Problem requirements: Copy the data exactly as it appears, and do not include any pictures.

====== Information shown ======

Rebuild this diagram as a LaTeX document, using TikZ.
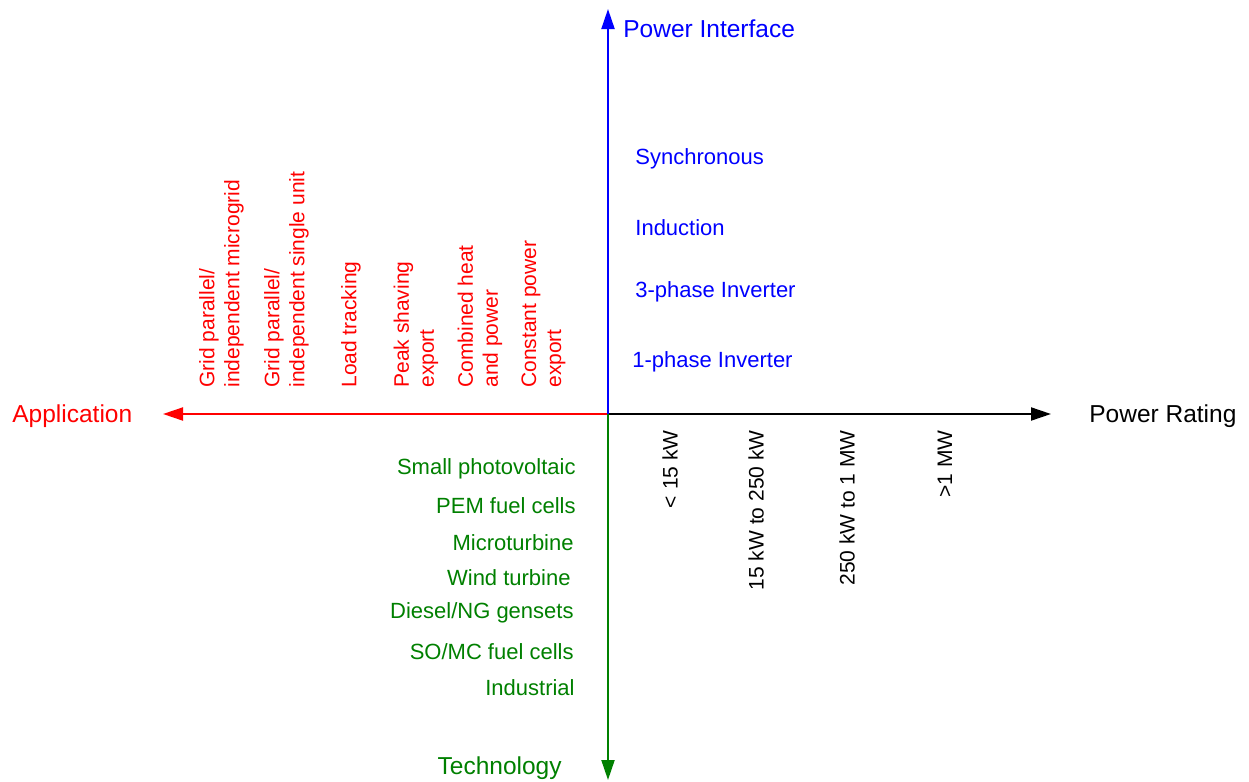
\documentclass[tikz,border=0pt]{standalone}
\usepackage{fontspec}
\setmainfont{Liberation Sans}
\usetikzlibrary{arrows.meta}
\definecolor{appred}{RGB}{255,0,0}
\definecolor{ifblue}{RGB}{0,0,255}
\definecolor{techgreen}{RGB}{0,128,0}
\begin{document}
\begin{tikzpicture}[
    x=0.5pt, y=-0.5pt,
    axis/.style={line width=1pt, -{Triangle[length=10pt, width=6.5pt]}},
    title/.style={inner sep=0pt, font=\fontsize{12.25}{14}\selectfont},
    item/.style={inner sep=0pt, font=\fontsize{11}{12.5}\selectfont},
    upitem/.style={inner sep=0pt, font=\fontsize{10.5}{12.5}\selectfont, rotate=90, align=left}
]
\useasboundingbox (0,0) rectangle (1249,782);

% Axes
\coordinate (o) at (608,414);
\coordinate (ifTip) at (608,9);
\coordinate (appTip) at (163,414);
\coordinate (ratTip) at (1051,414);
\coordinate (techTip) at (608,780);

\draw[axis, appred] (o) -- (appTip);
\draw[axis] (o) -- (ratTip);
\draw[axis, techgreen] (o) -- (techTip);
\draw[axis, ifblue] (o) -- (ifTip);

% Axis titles
\node[title, ifblue, anchor=west] (iface) at (623,29) {Power Interface};
\node[title, appred, anchor=west] (app) at (12,416) {Application};
\node[title, anchor=west] (rating) at (1089,416) {Power Rating};
\node[title, techgreen, anchor=east] (tech) at (562,768) {Technology};

% Power interface
\node[item, ifblue, anchor=west] (sync) at (635,159) {Synchronous};
\node[item, ifblue, anchor=west] (induc) at (635,228) {Induction};
\node[item, ifblue, anchor=west] (inv3) at (635,292) {3-phase Inverter};
\node[item, ifblue, anchor=west] (inv1) at (632,362) {1-phase Inverter};

% Application
\node[upitem, appred, anchor=west] (microgrid) at (221.5,388) {Grid parallel/\\independent microgrid};
\node[upitem, appred, anchor=west] (single) at (286.5,388) {Grid parallel/\\independent single unit};
\node[upitem, appred, anchor=west] (load) at (351,388) {Load tracking};
\node[upitem, appred, anchor=west] (peak) at (416,388) {Peak shaving\\export};
\node[upitem, appred, anchor=west] (chp) at (480,388) {Combined heat\\and power};
\node[upitem, appred, anchor=west] (const) at (543.5,388) {Constant power\\export};

% Power rating
\node[upitem, anchor=east] (r1) at (670,430) {< 15 kW};
\node[upitem, anchor=east] (r2) at (756,430) {15 kW to 250 kW};
\node[upitem, anchor=east] (r3) at (847,430) {250 kW to 1 MW};
\node[upitem, anchor=east] (r4) at (945,430) {>1 MW};

% Technology
\node[item, techgreen, anchor=east] (pv) at (576,469) {Small photovoltaic};
\node[item, techgreen, anchor=east] (pem) at (576,506) {PEM fuel cells};
\node[item, techgreen, anchor=east] (micro) at (574,543) {Microturbine};
\node[item, techgreen, anchor=east] (wind) at (571,578) {Wind turbine};
\node[item, techgreen, anchor=east] (diesel) at (574,613) {Diesel/NG gensets};
\node[item, techgreen, anchor=east] (somc) at (574,652) {SO/MC fuel cells};
\node[item, techgreen, anchor=east] (indus) at (575,688) {Industrial};

\end{tikzpicture}
\end{document}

======

Correct answer:
Rebuild this diagram as a LaTeX document, using TikZ.
\documentclass[tikz,border=0pt]{standalone}
\usepackage{fontspec}
\setmainfont{Liberation Sans}
\usetikzlibrary{arrows.meta}
\definecolor{appred}{RGB}{255,0,0}
\definecolor{ifblue}{RGB}{0,0,255}
\definecolor{techgreen}{RGB}{0,128,0}
\begin{document}
\begin{tikzpicture}[
    x=0.5pt, y=-0.5pt,
    axis/.style={line width=1pt, -{Triangle[length=10pt, width=6.5pt]}},
    title/.style={inner sep=0pt, font=\fontsize{12.25}{14}\selectfont},
    item/.style={inner sep=0pt, font=\fontsize{11}{12.5}\selectfont},
    upitem/.style={inner sep=0pt, font=\fontsize{10.5}{12.5}\selectfont, rotate=90, align=left}
]
\useasboundingbox (0,0) rectangle (1249,782);

% Axes
\coordinate (o) at (608,414);
\coordinate (ifTip) at (608,9);
\coordinate (appTip) at (163,414);
\coordinate (ratTip) at (1051,414);
\coordinate (techTip) at (608,780);

\draw[axis, appred] (o) -- (appTip);
\draw[axis] (o) -- (ratTip);
\draw[axis, techgreen] (o) -- (techTip);
\draw[axis, ifblue] (o) -- (ifTip);

% Axis titles
\node[title, ifblue, anchor=west] (iface) at (623,29) {Power Interface};
\node[title, appred, anchor=west] (app) at (12,416) {Application};
\node[title, anchor=west] (rating) at (1089,416) {Power Rating};
\node[title, techgreen, anchor=east] (tech) at (562,768) {Technology};

% Power interface
\node[item, ifblue, anchor=west] (sync) at (635,159) {Synchronous};
\node[item, ifblue, anchor=west] (induc) at (635,228) {Induction};
\node[item, ifblue, anchor=west] (inv3) at (635,292) {3-phase Inverter};
\node[item, ifblue, anchor=west] (inv1) at (632,362) {1-phase Inverter};

% Application
\node[upitem, appred, anchor=west] (microgrid) at (221.5,388) {Grid parallel/\\independent microgrid};
\node[upitem, appred, anchor=west] (single) at (286.5,388) {Grid parallel/\\independent single unit};
\node[upitem, appred, anchor=west] (load) at (351,388) {Load tracking};
\node[upitem, appred, anchor=west] (peak) at (416,388) {Peak shaving\\export};
\node[upitem, appred, anchor=west] (chp) at (480,388) {Combined heat\\and power};
\node[upitem, appred, anchor=west] (const) at (543.5,388) {Constant power\\export};

% Power rating
\node[upitem, anchor=east] (r1) at (670,430) {< 15 kW};
\node[upitem, anchor=east] (r2) at (756,430) {15 kW to 250 kW};
\node[upitem, anchor=east] (r3) at (847,430) {250 kW to 1 MW};
\node[upitem, anchor=east] (r4) at (945,430) {>1 MW};

% Technology
\node[item, techgreen, anchor=east] (pv) at (576,469) {Small photovoltaic};
\node[item, techgreen, anchor=east] (pem) at (576,506) {PEM fuel cells};
\node[item, techgreen, anchor=east] (micro) at (574,543) {Microturbine};
\node[item, techgreen, anchor=east] (wind) at (571,578) {Wind turbine};
\node[item, techgreen, anchor=east] (diesel) at (574,613) {Diesel/NG gensets};
\node[item, techgreen, anchor=east] (somc) at (574,652) {SO/MC fuel cells};
\node[item, techgreen, anchor=east] (indus) at (575,688) {Industrial};

\end{tikzpicture}
\end{document}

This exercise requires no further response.